Figure scripts:

※

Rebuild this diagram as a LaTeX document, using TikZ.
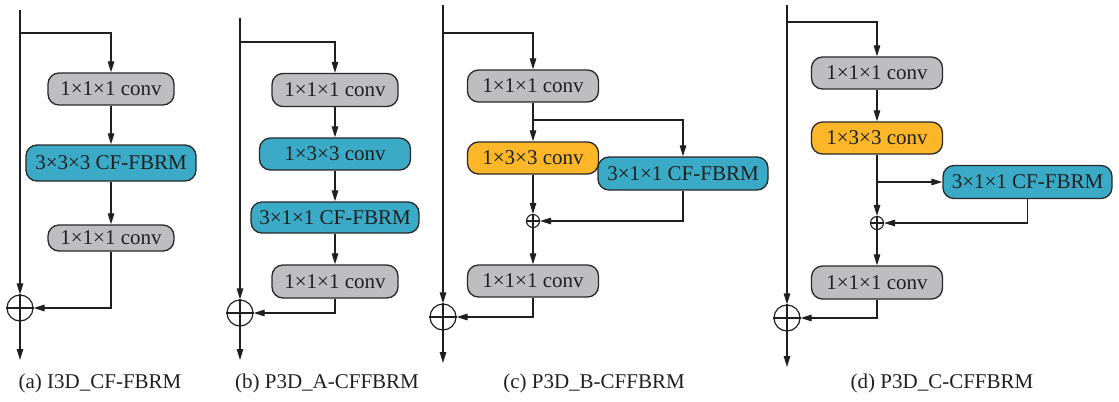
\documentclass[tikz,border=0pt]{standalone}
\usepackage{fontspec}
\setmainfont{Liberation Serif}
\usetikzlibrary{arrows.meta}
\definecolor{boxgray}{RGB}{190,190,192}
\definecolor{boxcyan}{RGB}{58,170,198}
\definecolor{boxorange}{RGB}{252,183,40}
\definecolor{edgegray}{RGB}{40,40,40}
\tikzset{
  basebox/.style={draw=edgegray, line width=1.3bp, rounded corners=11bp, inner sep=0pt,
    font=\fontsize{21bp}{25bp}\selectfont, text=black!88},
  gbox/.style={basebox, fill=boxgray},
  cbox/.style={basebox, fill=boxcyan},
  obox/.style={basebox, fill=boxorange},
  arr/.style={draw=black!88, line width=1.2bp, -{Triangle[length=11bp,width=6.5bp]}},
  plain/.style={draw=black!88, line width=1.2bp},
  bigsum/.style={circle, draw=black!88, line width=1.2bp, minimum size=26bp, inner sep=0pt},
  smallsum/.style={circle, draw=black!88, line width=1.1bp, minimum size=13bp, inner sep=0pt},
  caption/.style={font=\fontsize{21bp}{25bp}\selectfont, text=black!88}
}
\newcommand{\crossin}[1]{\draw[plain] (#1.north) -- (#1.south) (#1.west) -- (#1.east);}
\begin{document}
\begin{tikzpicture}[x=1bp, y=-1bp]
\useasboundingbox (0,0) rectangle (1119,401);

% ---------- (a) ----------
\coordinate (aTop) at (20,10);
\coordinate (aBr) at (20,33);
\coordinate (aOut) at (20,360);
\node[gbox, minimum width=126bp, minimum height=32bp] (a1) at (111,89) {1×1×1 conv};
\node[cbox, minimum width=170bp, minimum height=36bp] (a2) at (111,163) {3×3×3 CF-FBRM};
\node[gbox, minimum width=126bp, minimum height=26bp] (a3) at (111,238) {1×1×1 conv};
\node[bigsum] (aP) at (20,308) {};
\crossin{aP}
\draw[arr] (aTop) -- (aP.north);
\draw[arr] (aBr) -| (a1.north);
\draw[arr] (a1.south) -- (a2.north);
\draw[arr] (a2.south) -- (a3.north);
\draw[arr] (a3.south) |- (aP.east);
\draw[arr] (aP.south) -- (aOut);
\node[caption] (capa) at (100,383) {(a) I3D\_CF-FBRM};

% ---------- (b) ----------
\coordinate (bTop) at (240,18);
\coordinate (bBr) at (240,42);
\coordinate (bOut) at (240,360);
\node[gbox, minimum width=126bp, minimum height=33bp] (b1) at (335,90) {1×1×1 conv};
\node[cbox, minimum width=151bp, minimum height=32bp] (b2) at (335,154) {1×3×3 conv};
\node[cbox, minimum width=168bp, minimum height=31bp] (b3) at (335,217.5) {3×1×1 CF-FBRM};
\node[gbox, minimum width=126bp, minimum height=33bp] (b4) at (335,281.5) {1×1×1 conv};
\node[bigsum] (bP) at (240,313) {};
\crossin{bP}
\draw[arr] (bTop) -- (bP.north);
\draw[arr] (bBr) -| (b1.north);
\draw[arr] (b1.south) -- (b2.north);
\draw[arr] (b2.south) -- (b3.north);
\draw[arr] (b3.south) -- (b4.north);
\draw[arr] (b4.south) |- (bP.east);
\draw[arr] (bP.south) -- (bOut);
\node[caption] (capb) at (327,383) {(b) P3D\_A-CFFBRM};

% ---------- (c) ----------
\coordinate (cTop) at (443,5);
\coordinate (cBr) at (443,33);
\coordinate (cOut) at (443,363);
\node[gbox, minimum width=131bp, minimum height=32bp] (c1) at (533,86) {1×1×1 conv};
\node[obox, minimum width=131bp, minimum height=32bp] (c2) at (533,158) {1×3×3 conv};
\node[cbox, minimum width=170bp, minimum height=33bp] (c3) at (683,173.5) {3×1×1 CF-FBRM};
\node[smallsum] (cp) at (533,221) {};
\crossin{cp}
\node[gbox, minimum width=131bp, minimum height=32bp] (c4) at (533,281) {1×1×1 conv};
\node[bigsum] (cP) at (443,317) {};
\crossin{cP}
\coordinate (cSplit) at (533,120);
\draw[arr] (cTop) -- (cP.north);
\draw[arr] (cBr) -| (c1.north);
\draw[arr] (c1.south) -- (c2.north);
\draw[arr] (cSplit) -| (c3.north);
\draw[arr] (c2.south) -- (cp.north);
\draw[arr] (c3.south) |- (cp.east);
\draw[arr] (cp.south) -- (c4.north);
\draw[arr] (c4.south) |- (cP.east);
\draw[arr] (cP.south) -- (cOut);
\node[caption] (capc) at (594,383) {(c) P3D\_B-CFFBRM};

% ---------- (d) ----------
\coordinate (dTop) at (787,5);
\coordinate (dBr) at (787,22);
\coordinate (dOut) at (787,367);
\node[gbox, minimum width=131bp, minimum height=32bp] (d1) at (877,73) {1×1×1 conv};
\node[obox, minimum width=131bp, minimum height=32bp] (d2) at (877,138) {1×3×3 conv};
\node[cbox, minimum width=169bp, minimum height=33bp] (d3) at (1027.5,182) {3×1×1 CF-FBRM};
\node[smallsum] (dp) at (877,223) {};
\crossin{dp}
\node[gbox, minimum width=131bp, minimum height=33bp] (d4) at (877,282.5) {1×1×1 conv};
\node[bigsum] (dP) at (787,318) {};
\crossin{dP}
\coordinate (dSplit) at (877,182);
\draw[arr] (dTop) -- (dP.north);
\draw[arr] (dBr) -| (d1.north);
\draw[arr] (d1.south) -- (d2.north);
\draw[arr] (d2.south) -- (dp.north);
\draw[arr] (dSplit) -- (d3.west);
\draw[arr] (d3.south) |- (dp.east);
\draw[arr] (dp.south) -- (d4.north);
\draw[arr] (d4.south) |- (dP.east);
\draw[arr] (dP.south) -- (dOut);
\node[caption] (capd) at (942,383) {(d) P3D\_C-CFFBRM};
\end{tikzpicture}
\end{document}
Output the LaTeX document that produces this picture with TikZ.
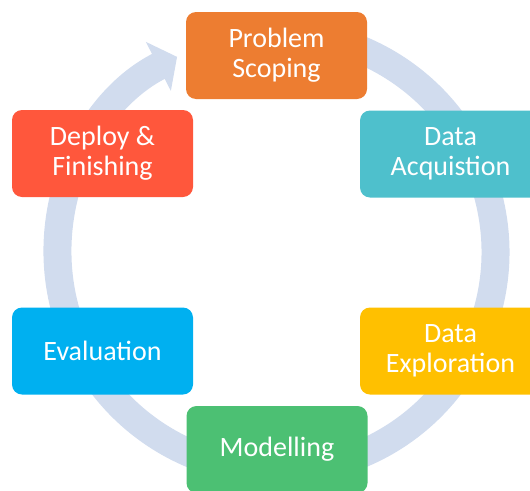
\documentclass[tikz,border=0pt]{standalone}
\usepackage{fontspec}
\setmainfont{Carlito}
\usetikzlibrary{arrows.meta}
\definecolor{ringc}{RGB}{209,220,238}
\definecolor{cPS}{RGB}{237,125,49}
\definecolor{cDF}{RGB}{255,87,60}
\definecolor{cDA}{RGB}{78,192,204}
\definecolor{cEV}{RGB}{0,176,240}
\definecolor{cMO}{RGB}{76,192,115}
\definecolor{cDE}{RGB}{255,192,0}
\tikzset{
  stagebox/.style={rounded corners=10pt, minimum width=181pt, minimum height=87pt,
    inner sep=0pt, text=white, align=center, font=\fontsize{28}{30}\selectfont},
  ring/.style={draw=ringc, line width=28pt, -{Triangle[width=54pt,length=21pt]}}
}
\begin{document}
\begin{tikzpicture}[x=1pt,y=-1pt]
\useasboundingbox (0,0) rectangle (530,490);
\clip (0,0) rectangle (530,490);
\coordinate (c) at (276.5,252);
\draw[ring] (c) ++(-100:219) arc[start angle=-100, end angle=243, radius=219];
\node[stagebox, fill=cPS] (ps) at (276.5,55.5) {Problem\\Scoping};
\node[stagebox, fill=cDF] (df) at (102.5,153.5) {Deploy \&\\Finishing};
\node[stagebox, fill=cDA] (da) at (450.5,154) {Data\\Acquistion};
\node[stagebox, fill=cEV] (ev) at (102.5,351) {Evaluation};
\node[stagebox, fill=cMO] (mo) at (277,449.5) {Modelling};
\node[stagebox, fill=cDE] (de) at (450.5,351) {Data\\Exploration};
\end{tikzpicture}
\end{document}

※

Problem details: Leave out the pictures and print every line of the data exactly.

Exercise result:
Rebuild this diagram as a LaTeX document, using TikZ.
\documentclass[tikz,border=0pt]{standalone}
\usepackage{fontspec}
\setmainfont{Liberation Serif}
\usetikzlibrary{arrows.meta}
\definecolor{boxgray}{RGB}{190,190,192}
\definecolor{boxcyan}{RGB}{58,170,198}
\definecolor{boxorange}{RGB}{252,183,40}
\definecolor{edgegray}{RGB}{40,40,40}
\tikzset{
  basebox/.style={draw=edgegray, line width=1.3bp, rounded corners=11bp, inner sep=0pt,
    font=\fontsize{21bp}{25bp}\selectfont, text=black!88},
  gbox/.style={basebox, fill=boxgray},
  cbox/.style={basebox, fill=boxcyan},
  obox/.style={basebox, fill=boxorange},
  arr/.style={draw=black!88, line width=1.2bp, -{Triangle[length=11bp,width=6.5bp]}},
  plain/.style={draw=black!88, line width=1.2bp},
  bigsum/.style={circle, draw=black!88, line width=1.2bp, minimum size=26bp, inner sep=0pt},
  smallsum/.style={circle, draw=black!88, line width=1.1bp, minimum size=13bp, inner sep=0pt},
  caption/.style={font=\fontsize{21bp}{25bp}\selectfont, text=black!88}
}
\newcommand{\crossin}[1]{\draw[plain] (#1.north) -- (#1.south) (#1.west) -- (#1.east);}
\begin{document}
\begin{tikzpicture}[x=1bp, y=-1bp]
\useasboundingbox (0,0) rectangle (1119,401);

% ---------- (a) ----------
\coordinate (aTop) at (20,10);
\coordinate (aBr) at (20,33);
\coordinate (aOut) at (20,360);
\node[gbox, minimum width=126bp, minimum height=32bp] (a1) at (111,89) {1×1×1 conv};
\node[cbox, minimum width=170bp, minimum height=36bp] (a2) at (111,163) {3×3×3 CF-FBRM};
\node[gbox, minimum width=126bp, minimum height=26bp] (a3) at (111,238) {1×1×1 conv};
\node[bigsum] (aP) at (20,308) {};
\crossin{aP}
\draw[arr] (aTop) -- (aP.north);
\draw[arr] (aBr) -| (a1.north);
\draw[arr] (a1.south) -- (a2.north);
\draw[arr] (a2.south) -- (a3.north);
\draw[arr] (a3.south) |- (aP.east);
\draw[arr] (aP.south) -- (aOut);
\node[caption] (capa) at (100,383) {(a) I3D\_CF-FBRM};

% ---------- (b) ----------
\coordinate (bTop) at (240,18);
\coordinate (bBr) at (240,42);
\coordinate (bOut) at (240,360);
\node[gbox, minimum width=126bp, minimum height=33bp] (b1) at (335,90) {1×1×1 conv};
\node[cbox, minimum width=151bp, minimum height=32bp] (b2) at (335,154) {1×3×3 conv};
\node[cbox, minimum width=168bp, minimum height=31bp] (b3) at (335,217.5) {3×1×1 CF-FBRM};
\node[gbox, minimum width=126bp, minimum height=33bp] (b4) at (335,281.5) {1×1×1 conv};
\node[bigsum] (bP) at (240,313) {};
\crossin{bP}
\draw[arr] (bTop) -- (bP.north);
\draw[arr] (bBr) -| (b1.north);
\draw[arr] (b1.south) -- (b2.north);
\draw[arr] (b2.south) -- (b3.north);
\draw[arr] (b3.south) -- (b4.north);
\draw[arr] (b4.south) |- (bP.east);
\draw[arr] (bP.south) -- (bOut);
\node[caption] (capb) at (327,383) {(b) P3D\_A-CFFBRM};

% ---------- (c) ----------
\coordinate (cTop) at (443,5);
\coordinate (cBr) at (443,33);
\coordinate (cOut) at (443,363);
\node[gbox, minimum width=131bp, minimum height=32bp] (c1) at (533,86) {1×1×1 conv};
\node[obox, minimum width=131bp, minimum height=32bp] (c2) at (533,158) {1×3×3 conv};
\node[cbox, minimum width=170bp, minimum height=33bp] (c3) at (683,173.5) {3×1×1 CF-FBRM};
\node[smallsum] (cp) at (533,221) {};
\crossin{cp}
\node[gbox, minimum width=131bp, minimum height=32bp] (c4) at (533,281) {1×1×1 conv};
\node[bigsum] (cP) at (443,317) {};
\crossin{cP}
\coordinate (cSplit) at (533,120);
\draw[arr] (cTop) -- (cP.north);
\draw[arr] (cBr) -| (c1.north);
\draw[arr] (c1.south) -- (c2.north);
\draw[arr] (cSplit) -| (c3.north);
\draw[arr] (c2.south) -- (cp.north);
\draw[arr] (c3.south) |- (cp.east);
\draw[arr] (cp.south) -- (c4.north);
\draw[arr] (c4.south) |- (cP.east);
\draw[arr] (cP.south) -- (cOut);
\node[caption] (capc) at (594,383) {(c) P3D\_B-CFFBRM};

% ---------- (d) ----------
\coordinate (dTop) at (787,5);
\coordinate (dBr) at (787,22);
\coordinate (dOut) at (787,367);
\node[gbox, minimum width=131bp, minimum height=32bp] (d1) at (877,73) {1×1×1 conv};
\node[obox, minimum width=131bp, minimum height=32bp] (d2) at (877,138) {1×3×3 conv};
\node[cbox, minimum width=169bp, minimum height=33bp] (d3) at (1027.5,182) {3×1×1 CF-FBRM};
\node[smallsum] (dp) at (877,223) {};
\crossin{dp}
\node[gbox, minimum width=131bp, minimum height=33bp] (d4) at (877,282.5) {1×1×1 conv};
\node[bigsum] (dP) at (787,318) {};
\crossin{dP}
\coordinate (dSplit) at (877,182);
\draw[arr] (dTop) -- (dP.north);
\draw[arr] (dBr) -| (d1.north);
\draw[arr] (d1.south) -- (d2.north);
\draw[arr] (d2.south) -- (dp.north);
\draw[arr] (dSplit) -- (d3.west);
\draw[arr] (d3.south) |- (dp.east);
\draw[arr] (dp.south) -- (d4.north);
\draw[arr] (d4.south) |- (dP.east);
\draw[arr] (dP.south) -- (dOut);
\node[caption] (capd) at (942,383) {(d) P3D\_C-CFFBRM};
\end{tikzpicture}
\end{document}
Output the LaTeX document that produces this picture with TikZ.
\documentclass[tikz,border=0pt]{standalone}
\usepackage{fontspec}
\setmainfont{Carlito}
\usetikzlibrary{arrows.meta}
\definecolor{ringc}{RGB}{209,220,238}
\definecolor{cPS}{RGB}{237,125,49}
\definecolor{cDF}{RGB}{255,87,60}
\definecolor{cDA}{RGB}{78,192,204}
\definecolor{cEV}{RGB}{0,176,240}
\definecolor{cMO}{RGB}{76,192,115}
\definecolor{cDE}{RGB}{255,192,0}
\tikzset{
  stagebox/.style={rounded corners=10pt, minimum width=181pt, minimum height=87pt,
    inner sep=0pt, text=white, align=center, font=\fontsize{28}{30}\selectfont},
  ring/.style={draw=ringc, line width=28pt, -{Triangle[width=54pt,length=21pt]}}
}
\begin{document}
\begin{tikzpicture}[x=1pt,y=-1pt]
\useasboundingbox (0,0) rectangle (530,490);
\clip (0,0) rectangle (530,490);
\coordinate (c) at (276.5,252);
\draw[ring] (c) ++(-100:219) arc[start angle=-100, end angle=243, radius=219];
\node[stagebox, fill=cPS] (ps) at (276.5,55.5) {Problem\\Scoping};
\node[stagebox, fill=cDF] (df) at (102.5,153.5) {Deploy \&\\Finishing};
\node[stagebox, fill=cDA] (da) at (450.5,154) {Data\\Acquistion};
\node[stagebox, fill=cEV] (ev) at (102.5,351) {Evaluation};
\node[stagebox, fill=cMO] (mo) at (277,449.5) {Modelling};
\node[stagebox, fill=cDE] (de) at (450.5,351) {Data\\Exploration};
\end{tikzpicture}
\end{document}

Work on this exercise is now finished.